Challenge
Starting at the line that contains "Clone this chart in matplotlib." and stopping at the line that contains "3, 0, 0, 0, 0]", copy every line exactly, both ends included, without the pictures.

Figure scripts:
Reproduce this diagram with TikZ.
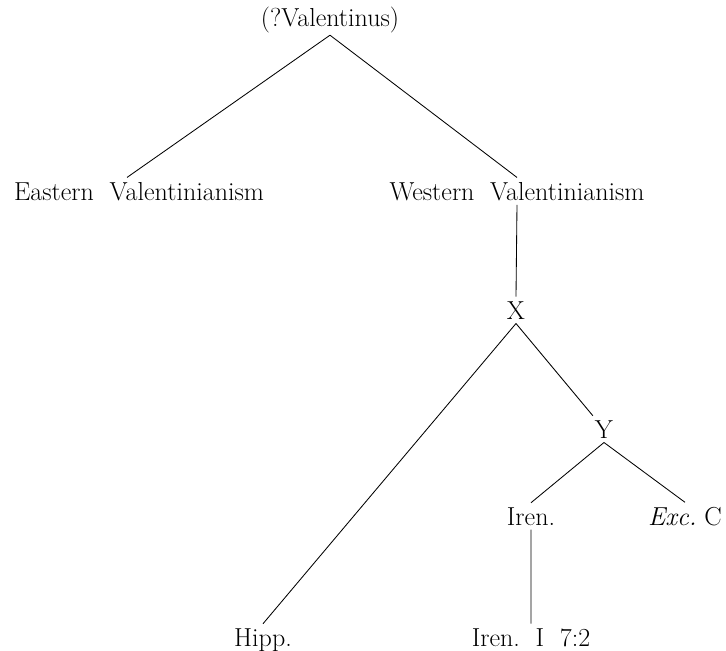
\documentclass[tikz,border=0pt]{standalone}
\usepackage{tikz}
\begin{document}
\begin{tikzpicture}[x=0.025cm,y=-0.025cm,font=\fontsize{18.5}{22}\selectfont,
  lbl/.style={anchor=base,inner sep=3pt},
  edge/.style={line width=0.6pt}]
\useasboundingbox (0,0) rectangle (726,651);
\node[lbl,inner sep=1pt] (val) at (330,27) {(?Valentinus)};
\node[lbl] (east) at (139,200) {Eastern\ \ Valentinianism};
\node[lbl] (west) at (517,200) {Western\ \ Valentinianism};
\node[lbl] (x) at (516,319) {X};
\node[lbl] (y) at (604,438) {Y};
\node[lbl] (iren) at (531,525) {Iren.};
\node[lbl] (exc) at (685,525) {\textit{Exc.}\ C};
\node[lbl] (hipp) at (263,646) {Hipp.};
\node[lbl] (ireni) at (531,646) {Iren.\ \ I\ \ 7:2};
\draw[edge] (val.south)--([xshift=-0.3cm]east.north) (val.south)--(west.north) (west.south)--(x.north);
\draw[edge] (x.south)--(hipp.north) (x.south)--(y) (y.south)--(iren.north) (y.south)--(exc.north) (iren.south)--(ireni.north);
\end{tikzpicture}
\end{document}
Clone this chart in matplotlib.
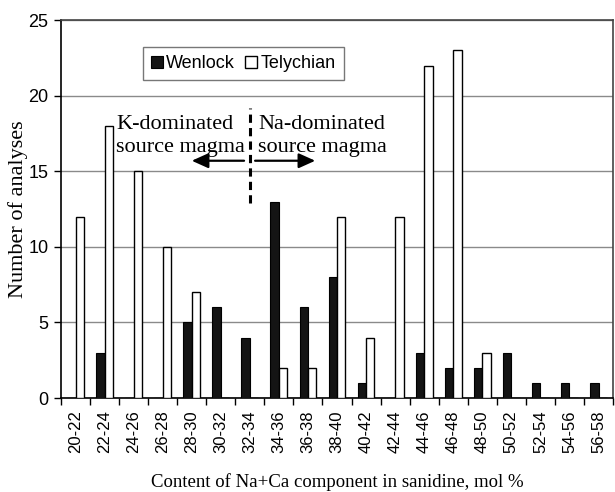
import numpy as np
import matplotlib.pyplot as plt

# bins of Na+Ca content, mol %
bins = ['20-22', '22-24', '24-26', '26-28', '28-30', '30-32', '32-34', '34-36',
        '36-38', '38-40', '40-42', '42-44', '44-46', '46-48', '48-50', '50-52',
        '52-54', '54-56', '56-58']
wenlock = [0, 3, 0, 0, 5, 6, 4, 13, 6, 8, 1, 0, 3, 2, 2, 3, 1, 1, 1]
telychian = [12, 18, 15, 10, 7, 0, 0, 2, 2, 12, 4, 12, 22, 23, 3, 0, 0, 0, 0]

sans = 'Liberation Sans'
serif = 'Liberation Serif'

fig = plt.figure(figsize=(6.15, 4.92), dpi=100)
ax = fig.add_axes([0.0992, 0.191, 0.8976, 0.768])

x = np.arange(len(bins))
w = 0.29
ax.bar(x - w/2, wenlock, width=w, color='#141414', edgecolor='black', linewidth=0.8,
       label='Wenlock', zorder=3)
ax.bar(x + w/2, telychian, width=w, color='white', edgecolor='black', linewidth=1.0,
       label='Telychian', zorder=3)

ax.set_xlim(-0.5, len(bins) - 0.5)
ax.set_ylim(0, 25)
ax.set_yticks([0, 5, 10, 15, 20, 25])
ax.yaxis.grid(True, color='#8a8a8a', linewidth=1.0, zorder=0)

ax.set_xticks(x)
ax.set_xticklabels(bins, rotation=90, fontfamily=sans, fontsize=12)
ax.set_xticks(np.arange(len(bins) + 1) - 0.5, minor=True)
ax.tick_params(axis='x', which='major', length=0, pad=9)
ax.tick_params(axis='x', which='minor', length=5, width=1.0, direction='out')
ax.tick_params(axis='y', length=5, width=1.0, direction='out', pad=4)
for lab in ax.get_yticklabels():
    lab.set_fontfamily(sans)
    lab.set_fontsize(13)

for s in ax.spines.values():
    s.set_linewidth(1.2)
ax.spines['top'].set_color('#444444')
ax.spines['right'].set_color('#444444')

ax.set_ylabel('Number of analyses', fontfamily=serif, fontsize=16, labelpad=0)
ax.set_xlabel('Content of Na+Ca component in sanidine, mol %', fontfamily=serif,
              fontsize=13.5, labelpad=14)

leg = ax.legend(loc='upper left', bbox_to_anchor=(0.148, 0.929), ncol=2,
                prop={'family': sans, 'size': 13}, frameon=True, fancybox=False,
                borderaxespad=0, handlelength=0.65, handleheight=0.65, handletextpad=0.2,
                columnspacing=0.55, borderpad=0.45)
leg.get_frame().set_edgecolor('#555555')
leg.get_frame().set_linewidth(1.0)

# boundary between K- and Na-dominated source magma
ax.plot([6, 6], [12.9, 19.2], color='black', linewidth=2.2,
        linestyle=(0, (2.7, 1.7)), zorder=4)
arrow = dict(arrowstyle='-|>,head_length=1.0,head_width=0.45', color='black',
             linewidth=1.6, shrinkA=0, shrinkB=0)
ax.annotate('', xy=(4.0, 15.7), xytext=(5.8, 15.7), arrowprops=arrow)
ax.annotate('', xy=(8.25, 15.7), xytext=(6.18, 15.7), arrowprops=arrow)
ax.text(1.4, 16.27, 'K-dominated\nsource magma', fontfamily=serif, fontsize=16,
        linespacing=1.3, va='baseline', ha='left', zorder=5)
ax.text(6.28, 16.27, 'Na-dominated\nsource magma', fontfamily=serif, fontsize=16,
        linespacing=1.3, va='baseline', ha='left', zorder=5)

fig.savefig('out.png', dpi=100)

Solution to this exercise
Clone this chart in matplotlib.
import numpy as np
import matplotlib.pyplot as plt

# bins of Na+Ca content, mol %
bins = ['20-22', '22-24', '24-26', '26-28', '28-30', '30-32', '32-34', '34-36',
        '36-38', '38-40', '40-42', '42-44', '44-46', '46-48', '48-50', '50-52',
        '52-54', '54-56', '56-58']
wenlock = [0, 3, 0, 0, 5, 6, 4, 13, 6, 8, 1, 0, 3, 2, 2, 3, 1, 1, 1]
telychian = [12, 18, 15, 10, 7, 0, 0, 2, 2, 12, 4, 12, 22, 23, 3, 0, 0, 0, 0]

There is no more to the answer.